Comparing HA queue managers with GROUPUR
XA transactions can be safely used with either an HA queue manager or a queue-sharing group with GROUPUR enabled. With HA the queue manager moves from one system to another so applications still connect to the same resource. With GROUPUR applications might be routed to a different queue manager each time they connect, but the queue managers cooperate so they appear as a single resource instead of separate entities.
The main differences between HA queue managers and GROUPUR with respect to support for XA transactions relate to scale and the degree of availability.
HA queue managers have a smaller footprint than a queue-sharing group and they are not limited to a single platform (QSGs are only available on z/OS). However, the scalability of an HA queue manager is limited by the capacity of the system it is running on. There is only one queue manager instance so all applications are routed to the same resource. When using a QSG application connections can be spread across the available set of queue managers. The queue managers in a QSG can run on different LPARs and even different physical hardware, which provides the potential for greater scale and improved performance.
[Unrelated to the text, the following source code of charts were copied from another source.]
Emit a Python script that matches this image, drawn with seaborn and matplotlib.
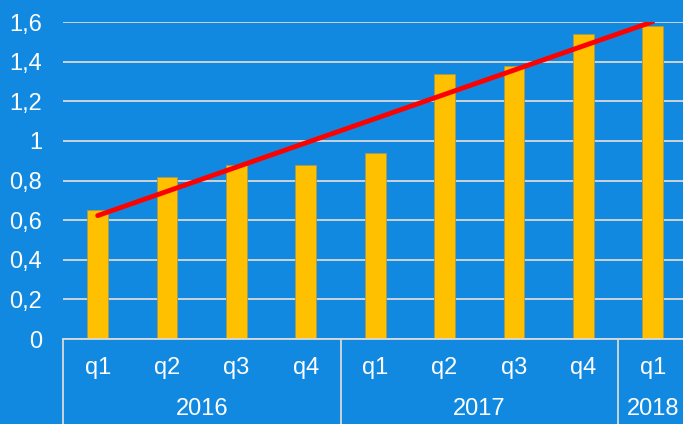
import matplotlib
matplotlib.use("Agg")
import matplotlib.pyplot as plt
import seaborn as sns
import numpy as np
import pandas as pd

quarters = ["q1", "q2", "q3", "q4", "q1", "q2", "q3", "q4", "q1"]
years = ["2016", "2016", "2016", "2016", "2017", "2017", "2017", "2017", "2018"]
values = [0.65, 0.82, 0.88, 0.88, 0.94, 1.34, 1.38, 1.54, 1.58]
yticks = [0, 0.2, 0.4, 0.6, 0.8, 1.0, 1.2, 1.4, 1.6]

BG = "#1289e1"
BAR = "#ffc000"
GRID = "#d9d9d9"
FS = 17

sns.set_theme(style="white")
plt.rcParams["font.family"] = ["Liberation Sans", "DejaVu Sans"]

df = pd.DataFrame({"pos": [str(i) for i in range(len(values))], "value": values})

fig = plt.figure(figsize=(6.83, 4.24), dpi=100, facecolor=BG)
ax = fig.add_axes([63 / 683, 85 / 424, 1 - 63 / 683, (339 - 22) / 424])
ax.set_facecolor(BG)

sns.barplot(data=df, x="pos", y="value", color=BAR, width=0.3, saturation=1,
            edgecolor="#a89a50", linewidth=0.6, ax=ax, zorder=3)

# linear trend line
x = np.arange(len(values))
coef = np.polyfit(x, values, 1)
ax.plot(x, np.polyval(coef, x), color="#ff0000", lw=3.5, zorder=4,
        solid_capstyle="round")

ax.set_ylim(0, 1.6)
ax.set_xlim(-0.5, (683 - 63) / ((618 - 63) / 8) - 0.5)
ax.set_yticks(yticks)
ax.set_yticklabels([("%g" % t).replace(".", ",") for t in yticks],
                   color="white", fontsize=FS)
ax.yaxis.grid(True, color=GRID, lw=1.3, zorder=0)
ax.tick_params(axis="y", length=0, pad=15)
ax.set_xticks([])
ax.set_xlabel("")
ax.set_ylabel("")
for s in ["top", "right", "left"]:
    ax.spines[s].set_visible(False)
ax.spines["bottom"].set_color(GRID)
ax.spines["bottom"].set_linewidth(1.3)
ax.spines["bottom"].set_zorder(5)

# multilevel category labels
trans = ax.get_xaxis_transform()
for i, q in enumerate(quarters):
    ax.text(i, -(368 - 339) / 317, q, transform=trans, ha="center", va="center",
            color="white", fontsize=FS, clip_on=False)

groups = []
for i, yv in enumerate(years):
    if not groups or groups[-1][0] != yv:
        groups.append([yv, i, i])
    else:
        groups[-1][2] = i
for yv, a, b in groups:
    ax.text((a + b) / 2, -(409 - 339) / 317, yv, transform=trans, ha="center",
            va="center", color="white", fontsize=FS, clip_on=False)
    ax.plot([a - 0.5, a - 0.5], [0, -1], transform=trans, color=GRID, lw=1.3,
            clip_on=False, zorder=5)
ax.plot([len(values) - 0.5] * 2, [0, -1], transform=trans, color=GRID, lw=1.3,
        clip_on=False, zorder=5)

fig.savefig("out.png", dpi=100, facecolor=BG)
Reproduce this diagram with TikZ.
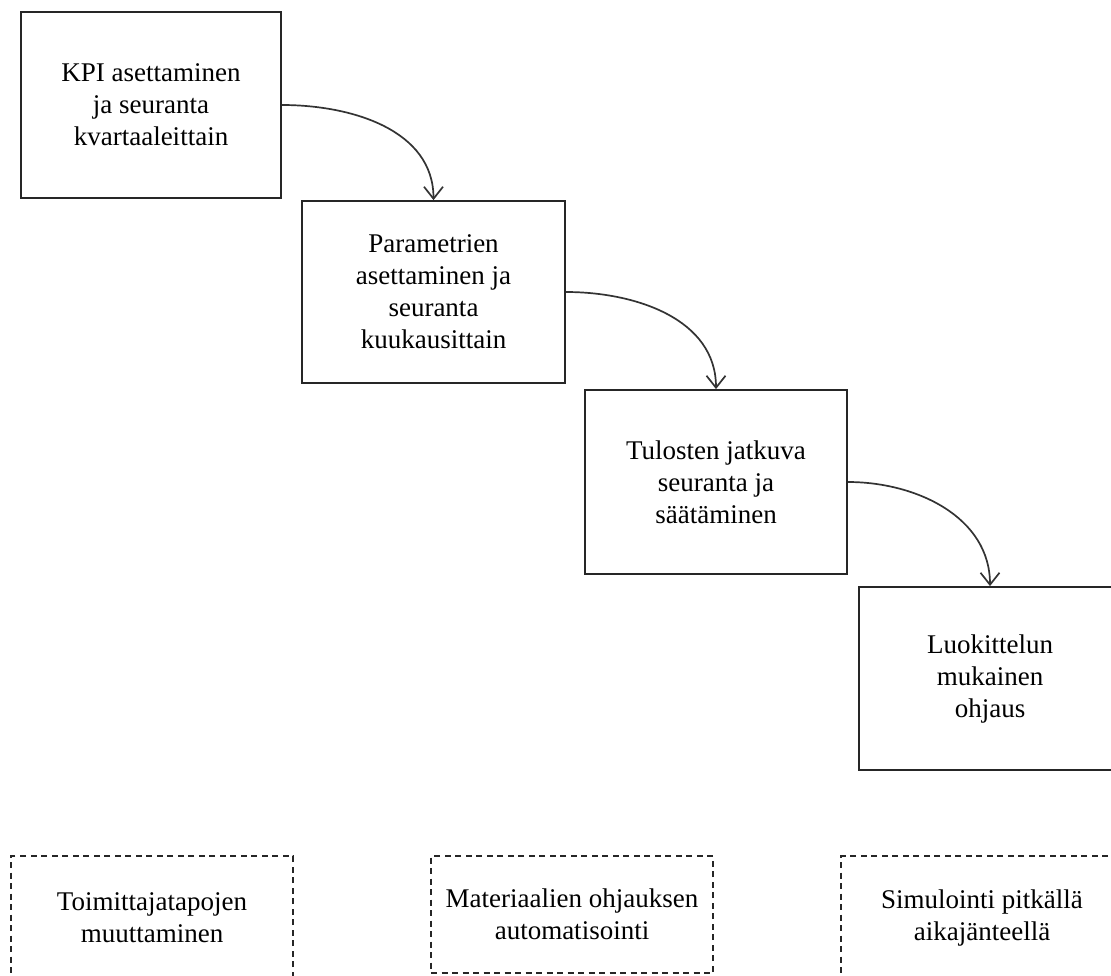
\documentclass[tikz,border=0pt]{standalone}
\usepackage{fontspec}
\setmainfont{Liberation Serif}
\usetikzlibrary{arrows.meta}
\begin{document}
\begin{tikzpicture}[x=1pt,y=-1pt,
  stage/.style={draw=black!85, line width=1.8pt, rectangle, inner sep=0pt,
    align=center, font=\fontsize{27}{32}\selectfont},
  idea/.style={draw=black!85, line width=1.8pt, dash pattern=on 6pt off 4.5pt,
    rectangle, inner sep=0pt, align=center, font=\fontsize{27}{32}\selectfont},
  flow/.style={draw=black!80, line width=1.7pt,
    -{Straight Barb[length=12pt,width=19pt,line width=1.7pt]},
    out=0, in=90}]
\useasboundingbox (0,0) rectangle (1111,975);
\clip (0,0) rectangle (1111,975);

% cascade of control levels
\node[stage, minimum width=260pt, minimum height=186pt] (kpi) at (151,105)
  {KPI asettaminen\\ja seuranta\\kvartaaleittain};
\node[stage, minimum width=263pt, minimum height=182pt] (param) at (433.5,292)
  {Parametrien\\asettaminen ja\\seuranta\\kuukausittain};
\node[stage, minimum width=262pt, minimum height=184pt] (tulos) at (716,482)
  {Tulosten jatkuva\\seuranta ja\\säätäminen};
\node[stage, minimum width=262pt, minimum height=183pt] (luok) at (990,678.5)
  {Luokittelun\\mukainen\\ohjaus};

\draw[flow] (kpi.east) to (param.north);
\draw[flow] (param.east) to (tulos.north);
\draw[flow] (tulos.east) to (luok.north);

% further development ideas
\node[idea, minimum width=282pt, minimum height=123pt] (toim) at (152,917.5)
  {Toimittajatapojen\\muuttaminen};
\node[idea, minimum width=282pt, minimum height=117pt] (mat) at (572,914.5)
  {Materiaalien ohjauksen\\automatisointi};
\node[idea, minimum width=282pt, minimum height=123pt] (sim) at (982,917.5)
  {Simulointi pitkällä\\aikajänteellä};
\end{tikzpicture}
\end{document}
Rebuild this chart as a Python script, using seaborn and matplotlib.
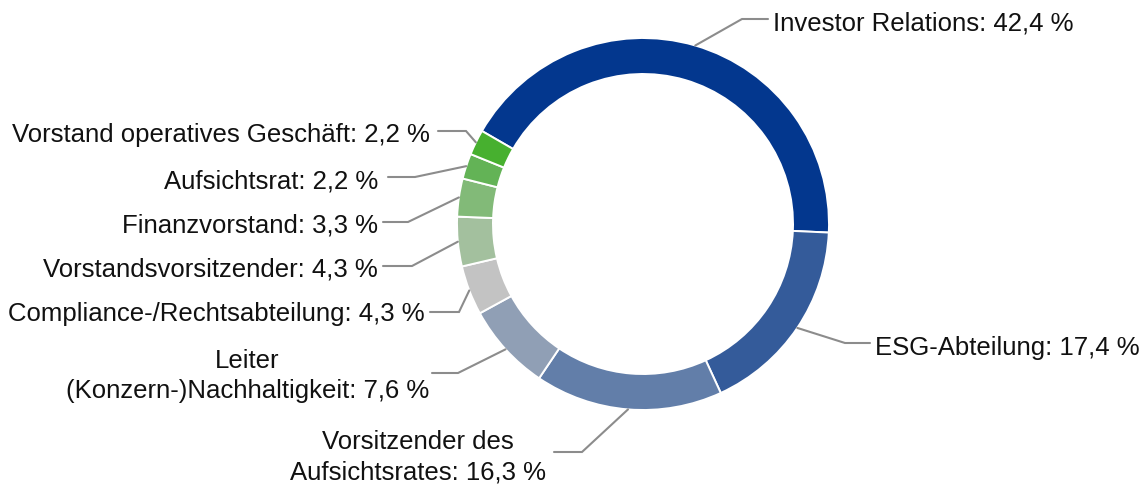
import numpy as np
import matplotlib
matplotlib.use("Agg")
import matplotlib.pyplot as plt
import seaborn as sns

# ---- data ----
categories = [
    "Investor Relations",
    "ESG-Abteilung",
    "Vorsitzender des\nAufsichtsrates",
    "Leiter\n(Konzern-)Nachhaltigkeit",
    "Compliance-/Rechtsabteilung",
    "Vorstandsvorsitzender",
    "Finanzvorstand",
    "Aufsichtsrat",
    "Vorstand operatives Geschäft",
]
values = [42.4, 17.4, 16.3, 7.6, 4.3, 4.3, 3.3, 2.2, 2.2]
colors = ["#03378E", "#345B9A", "#627EA9", "#909FB5", "#C3C3C3",
          "#A3C09E", "#82BA78", "#63B356", "#47B02F"]

# ---- layout (pixel coordinates, y measured from top) ----
W, H = 1147, 487
center_px = (643, 224)
r_out, ring_w = 186, 36
# (elbow x, elbow y, line end x, text x, text y, ha)
label_layout = [
    (742, 19, 768, 773, 24, "left"),
    (845, 343, 870, 875, 348, "left"),
    (582, 452, 554, 546, 457, "right"),
    (458, 373, 432, 429, 376, "right"),
    (459, 312, 430, 425, 314, "right"),
    (412, 266, 383, 378, 270, "right"),
    (408, 222, 383, 378, 225, "right"),
    (415, 177, 388, 378, 181, "right"),
    (466, 131, 438, 430, 135, "right"),
]

sns.set_theme(style="white")
plt.rcParams["font.family"] = ["Liberation Sans", "DejaVu Sans"]

fig = plt.figure(figsize=(W / 100, H / 100), dpi=100)
ax = fig.add_axes([0, 0, 1, 1])

def py(y):
    return H - y

cx, cy = center_px[0], py(center_px[1])
wedges, _ = ax.pie(
    values, colors=colors, startangle=150, counterclock=False,
    radius=r_out, center=(cx, cy),
    wedgeprops=dict(width=ring_w, edgecolor="white", linewidth=1.4),
)

line_color = "#8C8C8C"
for w, name, val, lay in zip(wedges, categories, values, label_layout):
    ex, ey, lx, tx, ty, ha = lay
    mid = np.deg2rad((w.theta1 + w.theta2) / 2)
    sx, sy = cx + r_out * np.cos(mid), cy + r_out * np.sin(mid)
    ax.plot([sx, ex, lx], [sy, py(ey), py(ey)], color=line_color, lw=1.5,
            solid_joinstyle="miter", zorder=1)
    label = f"{name}: {val:.1f} %".replace(".", ",")
    ax.text(tx, py(ty), label, ha=ha, va="center", multialignment="center",
            fontsize=18.5, color="#111111", linespacing=1.35)

ax.set_xlim(0, W)
ax.set_ylim(0, H)
ax.set_aspect("equal")
ax.set_axis_off()
fig.savefig("out.png", dpi=100, facecolor="white")
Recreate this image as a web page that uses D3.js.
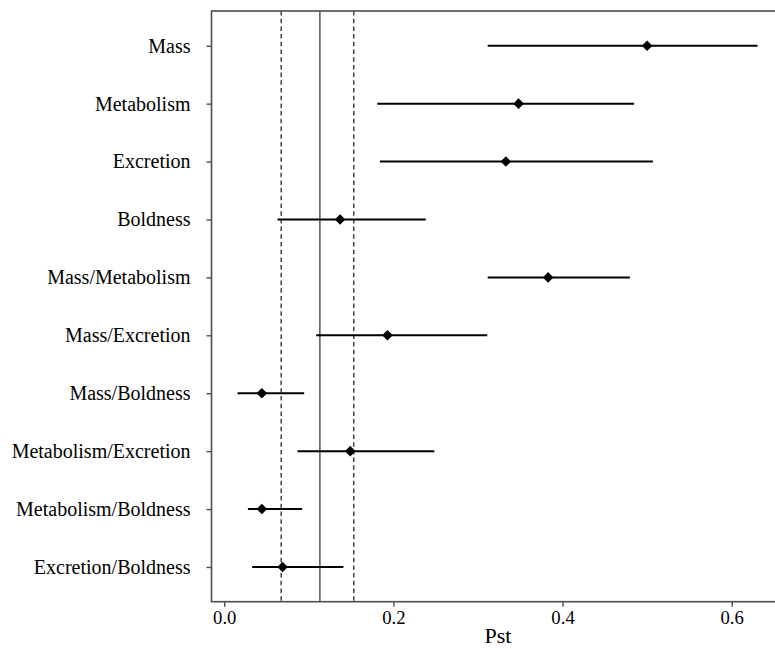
<!DOCTYPE html>
<html>
<head>
<meta charset="utf-8">
<script src="https://cdn.jsdelivr.net/npm/d3@7"></script>
<style>
  html, body { margin: 0; padding: 0; background: #fff; }
  svg { display: block; }
</style>
</head>
<body>
<script>
const traits = ["Mass", "Metabolism", "Excretion", "Boldness", "Mass/Metabolism",
  "Mass/Excretion", "Mass/Boldness", "Metabolism/Excretion", "Metabolism/Boldness", "Excretion/Boldness"];
const pst   = [0.500, 0.348, 0.333, 0.137, 0.383, 0.193, 0.0445, 0.149, 0.0445, 0.069];
const lower = [0.3115, 0.181, 0.184, 0.063, 0.3115, 0.1087, 0.0157, 0.0866, 0.028, 0.0331];
const upper = [0.6305, 0.4847, 0.5068, 0.2383, 0.4796, 0.311, 0.0945, 0.2485, 0.0921, 0.1409];
const fstMean = [0.1131];
const fstCI = [0.0673, 0.1532];
const xTicks = [0.0, 0.2, 0.4, 0.6];

const W = 775, H = 649;
const mLeft = 211.5, mTop = 11, mBottom = 601.7;
const lo = d3.min(lower), hi = d3.max(upper);
const pad = (hi - lo) * 0.05;

const svg = d3.select("body").append("svg").attr("width", W).attr("height", H);

const x = d3.scaleLinear().domain([lo - pad, hi + pad]).range([mLeft, mLeft + 572]);
const y = d3.scalePoint().domain(traits).range([mTop, mBottom]).padding(0.6);

const font = "'Liberation Serif', 'Times New Roman', serif";

// vertical reference lines
svg.selectAll("line.ci").data(fstCI).enter().append("line")
  .attr("x1", d => x(d)).attr("x2", d => x(d))
  .attr("y1", mTop).attr("y2", mBottom)
  .attr("stroke", "#000").attr("stroke-width", 1.1)
  .attr("stroke-dasharray", "4.5,3.2");
svg.selectAll("line.mean").data(fstMean).enter().append("line")
  .attr("x1", d => x(d)).attr("x2", d => x(d))
  .attr("y1", mTop).attr("y2", mBottom)
  .attr("stroke", "#555").attr("stroke-width", 1.5);

// error bars
const rows = traits.map((t, i) => ({t, p: pst[i], l: lower[i], u: upper[i]}));
svg.selectAll("line.err").data(rows).enter().append("line")
  .attr("x1", d => x(d.l)).attr("x2", d => x(d.u))
  .attr("y1", d => y(d.t)).attr("y2", d => y(d.t))
  .attr("stroke", "#000").attr("stroke-width", 2);

// diamonds
const diamond = d3.symbol().type(d3.symbolSquare).size(56);
svg.selectAll("path.pt").data(rows).enter().append("path")
  .attr("d", diamond)
  .attr("transform", d => `translate(${x(d.p)},${y(d.t)}) rotate(45)`)
  .attr("fill", "#000");

// panel frame (right side falls outside the image)
svg.append("rect")
  .attr("x", mLeft).attr("y", mTop)
  .attr("width", x.range()[1] - mLeft).attr("height", mBottom - mTop)
  .attr("fill", "none").attr("stroke", "#4d4d4d").attr("stroke-width", 1.6);

// x axis
const xAxis = svg.append("g").attr("transform", `translate(0,${mBottom})`)
  .call(d3.axisBottom(x).tickValues(xTicks).tickFormat(d3.format(".1f")).tickSize(5).tickPadding(4));
xAxis.select(".domain").remove();
xAxis.selectAll("line").attr("stroke", "#4d4d4d").attr("stroke-width", 1.4);
xAxis.selectAll("text").attr("font-family", font).attr("font-size", "18.7px").attr("fill", "#000");

// y axis
const yAxis = svg.append("g").attr("transform", `translate(${mLeft},0)`)
  .call(d3.axisLeft(y).tickSize(5).tickPadding(16));
yAxis.select(".domain").remove();
yAxis.selectAll("line").attr("stroke", "#4d4d4d").attr("stroke-width", 1.4);
yAxis.selectAll("text").attr("font-family", font).attr("font-size", "20px").attr("fill", "#000");

// x title
svg.append("text")
  .attr("x", (x(0) + x(0.6)) / 2 + 20).attr("y", 643)
  .attr("text-anchor", "middle")
  .attr("font-family", font).attr("font-size", "22px").attr("fill", "#000")
  .text("Pst");
</script>
</body>
</html>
The availability of a QSG is also likely to be higher than an HA queue manager. This is because while an HA queue manager is failing over from one system to another applications are unable to connect until it has restarted. When using a queue-sharing group there is no fail-over of an individual queue manager required, the application only needs to reconnect to be routed to another queue manager in the group. Availability is also greater with a QSG because it is possible for two or more queue managers to always be active to serve applications. With an HA queue manager if the secondary system is unavailable for maintenance there is nowhere else for the queue manager to fail-over to should an error occur.
This blog post has introduced HA queue managers and Group Units of Recovery (GROUPUR) with a queue-sharing group (QSG) and compared them with respect to support for distributed (XA) transactions. Whether an HA queue manager or a queue-sharing group is the preferred solution is likely to depend on the degree of availability and scale that is required by the connecting applications. QSGs provide for greater scale and greater availability during maintenance or in the event of a failure. However, an HA queue manager is likely to be more than sufficient for many use cases.